## MATERIAL FOR THE TASK:
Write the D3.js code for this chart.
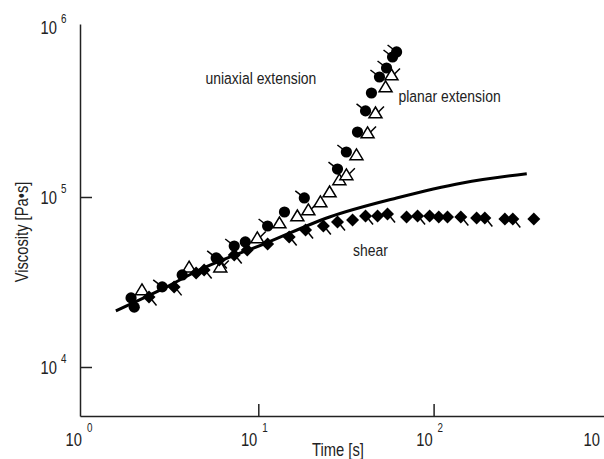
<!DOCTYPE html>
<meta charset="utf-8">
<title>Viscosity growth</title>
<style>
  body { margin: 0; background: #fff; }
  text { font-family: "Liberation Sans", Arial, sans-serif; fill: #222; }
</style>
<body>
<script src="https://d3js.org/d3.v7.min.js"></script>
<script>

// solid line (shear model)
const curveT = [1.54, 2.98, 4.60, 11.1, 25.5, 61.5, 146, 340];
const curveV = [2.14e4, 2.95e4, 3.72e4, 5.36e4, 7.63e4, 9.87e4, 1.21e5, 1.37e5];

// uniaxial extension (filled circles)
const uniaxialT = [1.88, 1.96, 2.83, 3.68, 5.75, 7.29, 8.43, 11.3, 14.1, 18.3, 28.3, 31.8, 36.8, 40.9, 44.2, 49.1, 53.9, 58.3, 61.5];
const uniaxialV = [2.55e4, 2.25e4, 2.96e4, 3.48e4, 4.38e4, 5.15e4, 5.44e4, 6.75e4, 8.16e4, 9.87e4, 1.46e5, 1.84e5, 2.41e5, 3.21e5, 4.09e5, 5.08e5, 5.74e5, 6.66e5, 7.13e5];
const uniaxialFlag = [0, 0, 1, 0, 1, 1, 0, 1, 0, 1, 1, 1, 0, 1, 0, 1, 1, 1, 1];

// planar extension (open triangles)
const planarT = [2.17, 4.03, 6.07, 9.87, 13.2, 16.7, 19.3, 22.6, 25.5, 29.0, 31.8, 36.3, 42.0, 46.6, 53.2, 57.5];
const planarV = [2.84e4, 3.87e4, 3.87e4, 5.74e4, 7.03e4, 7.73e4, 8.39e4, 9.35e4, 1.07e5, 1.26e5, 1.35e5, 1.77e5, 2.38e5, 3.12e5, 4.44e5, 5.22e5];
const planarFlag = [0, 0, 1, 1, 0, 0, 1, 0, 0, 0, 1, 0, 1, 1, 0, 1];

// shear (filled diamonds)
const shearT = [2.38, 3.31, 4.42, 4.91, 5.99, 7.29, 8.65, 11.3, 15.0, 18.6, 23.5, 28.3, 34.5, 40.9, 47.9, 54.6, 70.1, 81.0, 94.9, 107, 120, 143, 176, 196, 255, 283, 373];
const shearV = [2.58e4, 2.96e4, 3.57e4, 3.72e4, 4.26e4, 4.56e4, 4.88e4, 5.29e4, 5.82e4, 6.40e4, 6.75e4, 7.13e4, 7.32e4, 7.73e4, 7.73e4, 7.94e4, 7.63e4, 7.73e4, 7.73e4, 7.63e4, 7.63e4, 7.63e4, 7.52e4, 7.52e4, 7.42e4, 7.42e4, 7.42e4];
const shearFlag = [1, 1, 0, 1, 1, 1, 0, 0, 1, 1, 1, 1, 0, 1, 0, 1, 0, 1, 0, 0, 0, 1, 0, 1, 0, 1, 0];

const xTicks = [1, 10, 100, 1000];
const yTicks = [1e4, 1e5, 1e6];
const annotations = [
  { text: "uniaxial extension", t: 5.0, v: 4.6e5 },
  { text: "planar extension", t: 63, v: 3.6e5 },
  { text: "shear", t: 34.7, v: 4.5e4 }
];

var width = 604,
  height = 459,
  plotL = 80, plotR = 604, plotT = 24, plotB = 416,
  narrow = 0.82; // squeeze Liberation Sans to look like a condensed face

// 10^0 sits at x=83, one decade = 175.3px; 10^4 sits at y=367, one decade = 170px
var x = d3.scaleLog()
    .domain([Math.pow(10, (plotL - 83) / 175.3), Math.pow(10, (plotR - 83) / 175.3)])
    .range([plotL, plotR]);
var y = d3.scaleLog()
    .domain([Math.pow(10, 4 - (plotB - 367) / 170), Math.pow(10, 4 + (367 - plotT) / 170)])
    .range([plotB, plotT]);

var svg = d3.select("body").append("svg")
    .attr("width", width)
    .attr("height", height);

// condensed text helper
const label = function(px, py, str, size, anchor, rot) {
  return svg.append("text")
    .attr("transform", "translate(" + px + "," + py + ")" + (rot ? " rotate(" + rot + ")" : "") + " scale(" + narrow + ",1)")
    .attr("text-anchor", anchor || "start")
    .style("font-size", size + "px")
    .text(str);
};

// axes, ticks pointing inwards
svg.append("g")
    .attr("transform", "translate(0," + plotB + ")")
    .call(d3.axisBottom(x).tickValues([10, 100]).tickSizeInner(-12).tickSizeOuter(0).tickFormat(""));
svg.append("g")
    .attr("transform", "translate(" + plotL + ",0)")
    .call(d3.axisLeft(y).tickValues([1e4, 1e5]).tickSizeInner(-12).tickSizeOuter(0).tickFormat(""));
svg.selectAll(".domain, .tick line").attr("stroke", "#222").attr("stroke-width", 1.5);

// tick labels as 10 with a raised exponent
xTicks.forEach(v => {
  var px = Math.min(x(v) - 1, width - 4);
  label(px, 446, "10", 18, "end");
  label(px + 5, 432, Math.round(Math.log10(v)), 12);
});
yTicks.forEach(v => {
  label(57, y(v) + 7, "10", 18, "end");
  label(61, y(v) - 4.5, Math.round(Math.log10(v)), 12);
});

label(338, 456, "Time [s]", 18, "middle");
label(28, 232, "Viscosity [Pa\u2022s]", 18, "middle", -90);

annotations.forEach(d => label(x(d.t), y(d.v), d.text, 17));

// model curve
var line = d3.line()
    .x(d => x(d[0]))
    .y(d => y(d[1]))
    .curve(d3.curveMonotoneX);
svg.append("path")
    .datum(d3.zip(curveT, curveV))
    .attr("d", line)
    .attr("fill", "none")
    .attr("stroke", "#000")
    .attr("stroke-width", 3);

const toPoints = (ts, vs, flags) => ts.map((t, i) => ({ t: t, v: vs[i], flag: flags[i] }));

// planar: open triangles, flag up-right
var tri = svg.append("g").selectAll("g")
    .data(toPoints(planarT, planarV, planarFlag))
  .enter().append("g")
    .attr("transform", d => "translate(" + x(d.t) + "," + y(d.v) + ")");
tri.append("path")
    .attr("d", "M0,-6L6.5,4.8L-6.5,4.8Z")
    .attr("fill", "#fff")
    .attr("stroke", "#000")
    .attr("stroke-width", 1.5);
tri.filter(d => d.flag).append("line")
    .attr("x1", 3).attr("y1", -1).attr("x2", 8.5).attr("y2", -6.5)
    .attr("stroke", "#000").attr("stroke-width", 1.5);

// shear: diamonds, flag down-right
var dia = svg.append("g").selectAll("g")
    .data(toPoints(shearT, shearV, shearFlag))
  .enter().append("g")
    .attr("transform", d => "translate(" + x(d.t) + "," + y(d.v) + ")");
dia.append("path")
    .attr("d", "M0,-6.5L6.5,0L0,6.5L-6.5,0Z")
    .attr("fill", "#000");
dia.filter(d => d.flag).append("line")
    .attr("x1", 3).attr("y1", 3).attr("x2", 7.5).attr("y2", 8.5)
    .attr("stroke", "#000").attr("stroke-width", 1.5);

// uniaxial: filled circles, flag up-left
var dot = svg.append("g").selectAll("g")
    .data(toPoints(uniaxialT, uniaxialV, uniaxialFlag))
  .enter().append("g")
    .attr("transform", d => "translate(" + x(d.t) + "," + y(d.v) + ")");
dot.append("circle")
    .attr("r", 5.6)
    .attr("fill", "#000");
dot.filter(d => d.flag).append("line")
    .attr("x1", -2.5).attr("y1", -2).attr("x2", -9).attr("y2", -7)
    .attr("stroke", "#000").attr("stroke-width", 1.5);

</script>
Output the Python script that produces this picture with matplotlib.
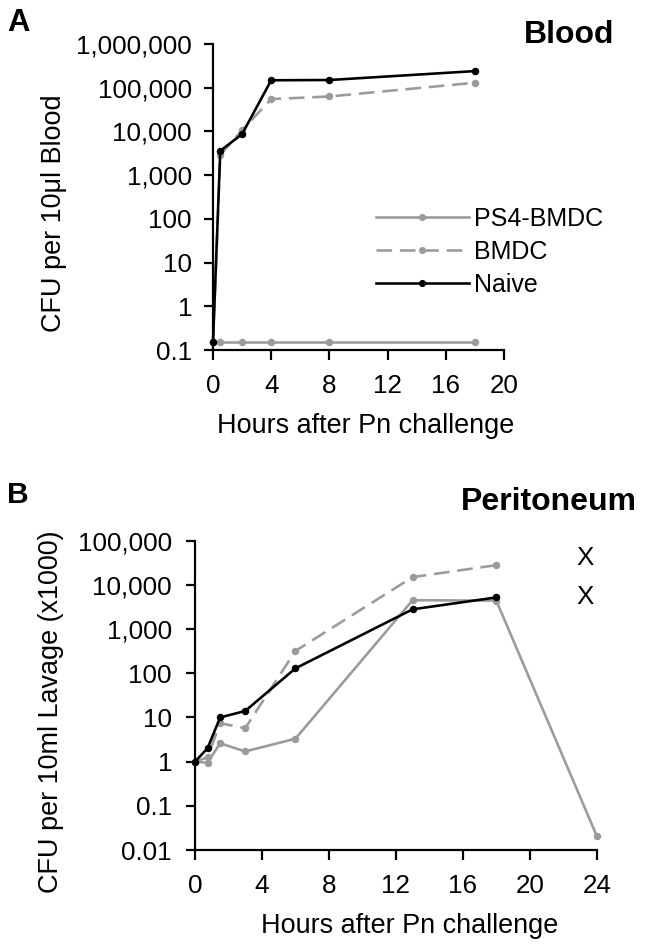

## WHAT YOU NEED TO DO:
Look for lines containing the string "this" and copy them all.

## RESPONSE BELOW:
Write the D3.js code for this chart.
Output the Python script that produces this picture with matplotlib.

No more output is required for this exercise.